The tale crashed on: ‘The back was a tall, vicious fellow fourteen stone if an ounce, J.J. Hamilton-Dewar, capped for Scotland that season. His speciality was a smothering tackle: he’d leap on you like a lion on a sheep, bear you down by sheer brute avoirdupois and rub your nose in the mud. So J.J. Hamilton-Dewar came charging up like an express-train, from just inside his twenty-five line and smother-tack…’
An express-train flashed past the open window with a sensationally dramatic roar, drowning the rest of the sentence.
‘But believe it or not,’ he shouted
above the racket, ‘I charged on, full butt, with the blighter twined around my neck, and touched down between the posts! Never so much as faltered. But I felt like hell when the whistle blew and I’d cooled down. Takes it out of you, that sort of thing.’

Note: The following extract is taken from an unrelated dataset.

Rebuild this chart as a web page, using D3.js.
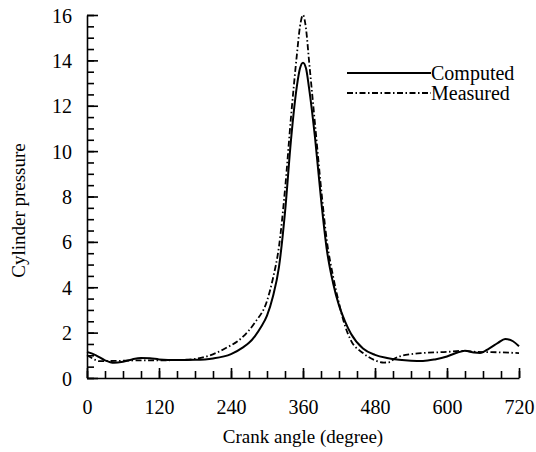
<html>
<head>
  <meta charset="utf-8">
  <title>Cylinder pressure</title>
  <script src="https://d3js.org/d3.v7.min.js"></script>
</head>

<style>
  body { margin: 0; background: #fff; }
  svg text { font-family: "Times New Roman", Times, "Liberation Serif", serif !important; fill: #000; }
  .axis path, .axis line { fill: none; stroke: #000; stroke-width: 1.6px; }
</style>

<body>
  <div class="chart"></div>

  <script>
    // computed curve
    var compAngle = [0, 15, 30, 45, 60, 75, 90, 105, 120, 150, 180, 210, 240, 260, 270, 280, 290, 300, 310, 320, 330, 340, 350, 355, 360, 365, 370, 380, 390, 400, 410, 420, 430, 440, 460, 480, 500, 520, 540, 560, 580, 600, 615, 630, 645, 655, 670, 685, 697, 710, 720];
    var compP = [1.15, 1.0, 0.78, 0.67, 0.72, 0.82, 0.88, 0.87, 0.82, 0.79, 0.8, 0.86, 1.05, 1.35, 1.55, 1.85, 2.25, 2.75, 3.6, 4.9, 7.3, 10.5, 12.9, 13.65, 13.9, 13.65, 12.8, 10.6, 7.9, 5.6, 4.2, 3.2, 2.5, 1.95, 1.3, 1.02, 0.88, 0.8, 0.76, 0.75, 0.82, 0.95, 1.1, 1.2, 1.12, 1.1, 1.3, 1.55, 1.72, 1.62, 1.4];

    // measured curve
    var measAngle = [0, 10, 20, 40, 60, 90, 120, 150, 180, 205, 230, 260, 280, 300, 310, 320, 330, 340, 350, 355, 360, 365, 370, 380, 390, 400, 410, 420, 430, 440, 460, 480, 495, 505, 512, 525, 540, 560, 600, 627, 650, 690, 720];
    var measP = [1.0, 0.85, 0.74, 0.75, 0.76, 0.78, 0.78, 0.79, 0.84, 1.0, 1.3, 1.82, 2.45, 3.4, 4.4, 5.8, 8.3, 11.5, 14.3, 15.5, 16.0, 15.4, 14.0, 11.2, 8.4, 6.0, 4.5, 3.3, 2.3, 1.65, 1.1, 0.78, 0.68, 0.7, 0.85, 0.98, 1.05, 1.1, 1.15, 1.2, 1.15, 1.13, 1.1];

    var xTicks = [0, 120, 240, 360, 480, 600, 720];
    var yTicks = [0, 2, 4, 6, 8, 10, 12, 14, 16];

    var series = [
      { name: "Computed", angle: compAngle, p: compP, dash: null },
      { name: "Measured", angle: measAngle, p: measP, dash: "6,2.5,1.5,2.5" }
    ];

    var margin = {top: 15, right: 17, bottom: 74, left: 87};
    var width = 536 - margin.left - margin.right;
    var height = 452 - margin.top - margin.bottom;

    var svg = d3.select('.chart')
      .append('svg')
        .attr('width', 536)
        .attr('height', 452);

    var g = svg.append("g")
      .attr("transform", "translate(" + margin.left + "," + margin.top + ")");

    var x = d3.scaleLinear().domain([0, 720]).range([0, width]);
    var y = d3.scaleLinear().domain([0, 16]).range([height, 0]);

    var line = d3.line()
      .x(function(d) { return x(d[0]); })
      .y(function(d) { return y(d[1]); })
      .curve(d3.curveMonotoneX);

    series.forEach(function(s) {
      var pts = s.angle.map(function(a, i) { return [a, s.p[i]]; });
      g.append("path")
        .datum(pts)
        .attr("fill", "none")
        .attr("stroke", "#000")
        .attr("stroke-width", s.dash ? 1.8 : 2)
        .attr("stroke-dasharray", s.dash)
        .attr("d", line);
    });

    // minor ticks (inward)
    var xAxisMinor = g.append("g")
      .attr("class", "axis")
      .attr("transform", "translate(0," + height + ")")
      .call(d3.axisTop(x).tickValues(d3.range(0, 721, 30)).tickSize(7).tickFormat(""));
    xAxisMinor.select(".domain").remove();

    var xAxis = g.append("g")
      .attr("class", "axis")
      .attr("transform", "translate(0," + height + ")")
      .call(d3.axisTop(x).tickValues(xTicks).tickSize(10).tickSizeOuter(0).tickFormat(d3.format("d")))
      .attr("font-family", null)
      .attr("font-size", 20);
    xAxis.selectAll("text")
      .attr("y", 22)
      .attr("dy", "0.71em");

    var yAxisMinor = g.append("g")
      .attr("class", "axis")
      .call(d3.axisRight(y).tickValues(d3.range(0, 16.01, 0.5)).tickSize(7).tickFormat(""));
    yAxisMinor.select(".domain").remove();

    var yAxis = g.append("g")
      .attr("class", "axis")
      .call(d3.axisRight(y).tickValues(yTicks).tickSize(11).tickSizeOuter(0))
      .attr("font-family", null)
      .attr("font-size", 20);
    yAxis.selectAll("text")
      .attr("x", -15)
      .attr("dy", "0.35em")
      .style("text-anchor", "end");

    // axis titles
    svg.append("text")
      .attr("x", margin.left + width / 2)
      .attr("y", 443)
      .attr("font-size", 19)
      .style("text-anchor", "middle")
      .text("Crank angle (degree)");

    svg.append("text")
      .attr("transform", "translate(25," + (margin.top + height / 2 + 14) + ") rotate(-90)")
      .attr("font-size", 19)
      .style("text-anchor", "middle")
      .text("Cylinder pressure");

    // legend
    var legend = g.append("g")
      .attr("transform", "translate(" + (347 - margin.left) + "," + (73 - margin.top) + ")");

    series.forEach(function(s, i) {
      legend.append("line")
        .attr("x1", 0).attr("x2", 84)
        .attr("y1", i * 20).attr("y2", i * 20)
        .attr("stroke", "#000")
        .attr("stroke-width", s.dash ? 1.8 : 2)
        .attr("stroke-dasharray", s.dash);
      legend.append("text")
        .attr("x", 84)
        .attr("y", i * 20)
        .attr("dy", "0.33em")
        .attr("font-size", 20)
        .text(s.name);
    });
  </script>
</body>
</html>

He sighed and mopped his face with a fold of his ruined umbrella.
‘Ever been in action, by the way?’ he resumed after a pause. ‘Astonishing what one does in action. “Going berserk,” the old Vikings called it. A man would take a spear right through his body, break off the haft because it got in his way, and lay out a dozen or so of the enemy with whatever weapon came handy, until he sobered up and suddenly realized that he was a goner. Chap I knew in Korea went berserk – scared the life out of the Chinks because he should have been dead ten minutes before. Half his head had gone, and one of his hands, but he just went on batting them over the heads with an entrenching tool. Killed a whole machine-gun section of ’em before he conked out.’